Present students with a scenario: A ball is kicked with an initial velocity of 20 m/s at an angle of 30 degrees. Ask them to identify the first two steps needed to calculate the range and maximum height, and to write down the formulas for the initial horizontal and vertical velocity components.

Exit Ticket

Provide students with a diagram of a projectile's parabolic path. Ask them to label the points where the vertical velocity is zero, where the horizontal velocity is constant, and to write one sentence explaining why the trajectory is not a perfect parabola in reality.

Discussion Prompt

Facilitate a class discussion: 'Imagine you are designing a system to deliver a package to a specific point on the ground from a moving aircraft. What variables would you need to control, and how would changing the launch angle affect your ability to hit the target?'

Frequently Asked Questions

What launch angle gives the maximum range in a vacuum?
A 45° launch angle produces the maximum range when the launch and landing heights are equal and air resistance is neglected.

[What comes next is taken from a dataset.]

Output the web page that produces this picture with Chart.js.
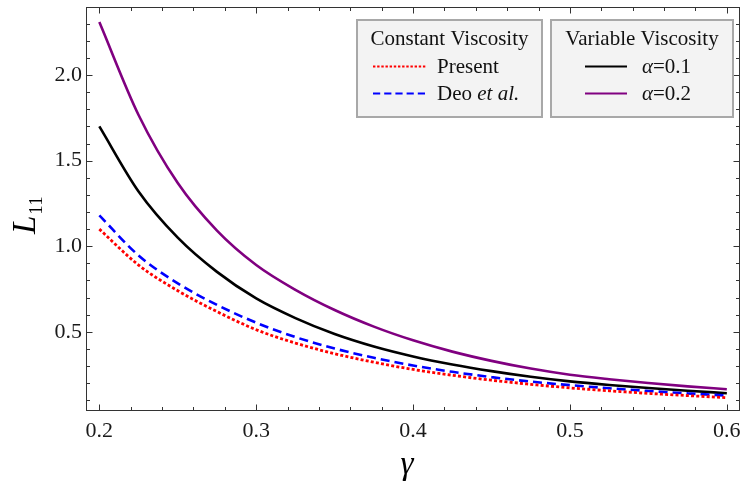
<!DOCTYPE html>
<html>
<head>
<meta charset="utf-8">
<script src="https://cdn.jsdelivr.net/npm/chart.js@4"></script>
<style>
  html, body { margin: 0; padding: 0; background: #fff; }
  #wrap { width: 740px; height: 488px; }
</style>
</head>
<body>
<div id="wrap"><canvas id="chart" width="740" height="488"></canvas></div>
<script>
  // values
  const gammaValues = [0.2, 0.225, 0.25, 0.275, 0.3, 0.325, 0.35, 0.375, 0.4,
                       0.425, 0.45, 0.475, 0.5, 0.525, 0.55, 0.575, 0.6];
  const presentL11 = [1.10, 0.89, 0.74, 0.618, 0.512, 0.434, 0.372, 0.322, 0.28,
                      0.246, 0.217, 0.193, 0.172, 0.155, 0.14, 0.127, 0.115];
  const deoL11 = [1.18, 0.946, 0.783, 0.657, 0.553, 0.469, 0.402, 0.348, 0.303,
                  0.266, 0.235, 0.209, 0.188, 0.17, 0.154, 0.14, 0.127];
  const alpha01L11 = [1.70, 1.32, 1.05, 0.85, 0.695, 0.58, 0.487, 0.414, 0.356,
                      0.309, 0.27, 0.237, 0.21, 0.189, 0.171, 0.155, 0.141];
  const alpha02L11 = [2.31, 1.767, 1.369, 1.091, 0.89, 0.745, 0.627, 0.53, 0.45,
                      0.384, 0.33, 0.285, 0.249, 0.223, 0.201, 0.181, 0.164];

  const xMajorTicks = [0.2, 0.3, 0.4, 0.5, 0.6];
  const yMajorTicks = [0.5, 1.0, 1.5, 2.0];
  const X_MINOR_STEP = 0.02;
  const Y_MINOR_STEP = 0.1;

  const SERIF = "'Liberation Serif', 'DejaVu Serif', serif";
  const FRAME = "#333";

  const pts = (ys) => gammaValues.map((g, i) => ({ x: g, y: ys[i] }));
  const r2 = (v) => Math.round(v * 100) / 100;
  const isMajor = (list, v) => list.some((m) => Math.abs(m - v) < 1e-6);

  function minorRange(lo, hi, step) {
    const out = [];
    for (let v = lo; v <= hi + 1e-9; v += step) out.push(r2(v));
    return out;
  }

  const datasets = [
    { label: "Present", group: 0, data: pts(presentL11), borderColor: "#ff0000",
      borderWidth: 2.8, borderDash: [3, 2.2], order: 0 },
    { label: "Deo", group: 0, data: pts(deoL11), borderColor: "#0000ff",
      borderWidth: 2.6, borderDash: [9, 5], order: 1 },
    { label: "α=0.1", group: 1, data: pts(alpha01L11), borderColor: "#000000",
      borderWidth: 2.6, order: 2 },
    { label: "α=0.2", group: 1, data: pts(alpha02L11), borderColor: "#800080",
      borderWidth: 2.6, order: 3 },
  ];
  datasets.forEach((d) => {
    d.pointRadius = 0;
    d.fill = false;
    d.cubicInterpolationMode = "monotone";
  });

  // inward frame ticks on all four sides, Mathematica style
  const frameTicks = {
    id: "frameTicks",
    afterDraw(chart) {
      const { ctx, chartArea: a, scales } = chart;
      ctx.save();
      ctx.strokeStyle = FRAME;
      ctx.lineWidth = 1;
      ctx.strokeRect(a.left + 0.5, a.top + 0.5, a.right - a.left - 1, a.bottom - a.top - 1);
      ctx.beginPath();
      for (const t of scales.x.ticks) {
        const px = Math.round(scales.x.getPixelForValue(t.value)) + 0.5;
        const len = isMajor(xMajorTicks, t.value) ? 6.5 : 4;
        ctx.moveTo(px, a.bottom); ctx.lineTo(px, a.bottom - len);
        ctx.moveTo(px, a.top); ctx.lineTo(px, a.top + len);
      }
      for (const t of scales.y.ticks) {
        const py = Math.round(scales.y.getPixelForValue(t.value)) + 0.5;
        const len = isMajor(yMajorTicks, t.value) ? 6.5 : 4;
        ctx.moveTo(a.left, py); ctx.lineTo(a.left + len, py);
        ctx.moveTo(a.right, py); ctx.lineTo(a.right - len, py);
      }
      ctx.stroke();
      ctx.restore();
    },
  };

  // axis titles: italic L with subscript 11, and gamma
  const axisTitles = {
    id: "axisTitles",
    afterDraw(chart) {
      const { ctx } = chart;
      ctx.save();
      ctx.fillStyle = "#000";
      ctx.textBaseline = "alphabetic";
      ctx.translate(35, 234);
      ctx.rotate(-Math.PI / 2);
      ctx.font = "italic 33px " + SERIF;
      ctx.fillText("L", 0, 0);
      const w = ctx.measureText("L").width;
      ctx.font = "19px " + SERIF;
      ctx.fillText("11", w + 1, 7);
      ctx.restore();

      ctx.save();
      ctx.fillStyle = "#000";
      ctx.font = "italic 33px " + SERIF;
      ctx.textAlign = "center";
      ctx.textBaseline = "alphabetic";
      ctx.fillText("γ", 407, 474);
      ctx.restore();
    },
  };

  // two boxed legends with a heading each
  const LEGEND_BOXES = [
    { title: "Constant Viscosity", x: 357, w: 185, lineX: 373, lineW: 53, textX: 437 },
    { title: "Variable Viscosity", x: 551, w: 182, lineX: 585, lineW: 42, textX: 642 },
  ];
  const boxedLegend = {
    id: "boxedLegend",
    afterDraw(chart) {
      const { ctx } = chart;
      const top = 20, h = 97;
      const rowsY = [66.5, 93.5];
      LEGEND_BOXES.forEach((b, gi) => {
        ctx.save();
        ctx.fillStyle = "#f3f3f3";
        ctx.fillRect(b.x, top, b.w, h);
        ctx.strokeStyle = "#a8a8a8";
        ctx.lineWidth = 2;
        ctx.strokeRect(b.x, top, b.w, h);

        ctx.fillStyle = "#111";
        ctx.font = "21px " + SERIF;
        ctx.textAlign = "center";
        ctx.textBaseline = "middle";
        ctx.fillText(b.title, b.x + b.w / 2, 39);

        const items = chart.data.datasets.filter((d) => d.group === gi);
        items.forEach((d, i) => {
          const y = rowsY[i];
          ctx.beginPath();
          ctx.strokeStyle = d.borderColor;
          ctx.lineWidth = 2;
          ctx.setLineDash(d.borderDash ? d.borderDash.map((v) => v * 0.8) : []);
          ctx.moveTo(b.lineX, y);
          ctx.lineTo(b.lineX + b.lineW, y);
          ctx.stroke();
          ctx.setLineDash([]);

          ctx.textAlign = "left";
          ctx.fillStyle = "#111";
          if (d.label === "Deo") {
            ctx.font = "21px " + SERIF;
            ctx.fillText("Deo ", b.textX, y + 1);
            const w = ctx.measureText("Deo ").width;
            ctx.font = "italic 21px " + SERIF;
            ctx.fillText("et al.", b.textX + w, y + 1);
          } else if (d.label.startsWith("α")) {
            ctx.font = "italic 21px " + SERIF;
            ctx.fillText("α", b.textX, y + 1);
            const w = ctx.measureText("α").width;
            ctx.font = "21px " + SERIF;
            ctx.fillText(d.label.slice(1), b.textX + w, y + 1);
          } else {
            ctx.font = "21px " + SERIF;
            ctx.fillText(d.label, b.textX, y + 1);
          }
        });
        ctx.restore();
      });
    },
  };

  Chart.defaults.font.family = SERIF;
  Chart.defaults.color = "#1a1a1a";

  new Chart(document.getElementById("chart"), {
    type: "line",
    data: { datasets },
    options: {
      responsive: false,
      animation: false,
      layout: { padding: { top: 7, right: 0, bottom: 0, left: 0 } },
      plugins: { legend: { display: false }, tooltip: { enabled: false } },
      scales: {
        x: {
          type: "linear",
          min: 0.1915,
          max: 0.6084,
          grid: { display: false, drawTicks: false },
          border: { display: false },
          afterBuildTicks: (s) => {
            s.ticks = minorRange(0.2, 0.6, X_MINOR_STEP).map((v) => ({ value: v }));
          },
          afterFit: (s) => {
            s.height = 77;
            s.paddingLeft = 0;
            s.paddingRight = 0;
          },
          ticks: {
            autoSkip: false,
            maxRotation: 0,
            padding: 7,
            font: { size: 22 },
            callback: (v) => (isMajor(xMajorTicks, v) ? v.toFixed(1) : ""),
          },
        },
        y: {
          type: "linear",
          min: 0.037,
          max: 2.398,
          grid: { display: false, drawTicks: false },
          border: { display: false },
          afterBuildTicks: (s) => {
            s.ticks = minorRange(0.1, 2.3, Y_MINOR_STEP).map((v) => ({ value: v }));
          },
          afterFit: (s) => {
            s.width = 86;
            s.paddingTop = 0;
            s.paddingBottom = 0;
          },
          ticks: {
            autoSkip: false,
            padding: 4,
            font: { size: 22 },
            callback: (v) => (isMajor(yMajorTicks, v) ? v.toFixed(1) : ""),
          },
        },
      },
    },
    plugins: [frameTicks, axisTitles, boxedLegend],
  });
</script>
</body>
</html>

This angle provides the optimal split between vertical time-in-air and horizontal velocity component.
How do you find the maximum height of an angled projectile?
Use the vertical component of initial velocity and the kinematic equation v² = v₀ᵧ² + 2aΔy. At maximum height, vertical velocity is zero. Setting v = 0 and solving for Δy gives the maximum height above the launch point.
Why do complementary launch angles produce the same range?
The vacuum range formula is R = v₀² sin(2θ) / g. Because sin(2 × 30°) = sin(60°) equals sin(120°) = sin(2 × 60°), a 30° and a 60° launch with the same initial speed land at the same distance. The 60° launch goes higher and stays in the air longer, while the 30° launch travels faster horizontally for less time.
How can active learning improve students' mastery of angled launch calculations?
The multi-step nature of angled launch problems makes procedural errors common. Dividing steps among group members and assembling a solution collaboratively makes each step visible and verifiable by others. Angle-optimization labs also demonstrate that mathematical predictions match physical outcomes, which reinforces the decomposition strategy as a genuine tool rather than an arbitrary algorithm.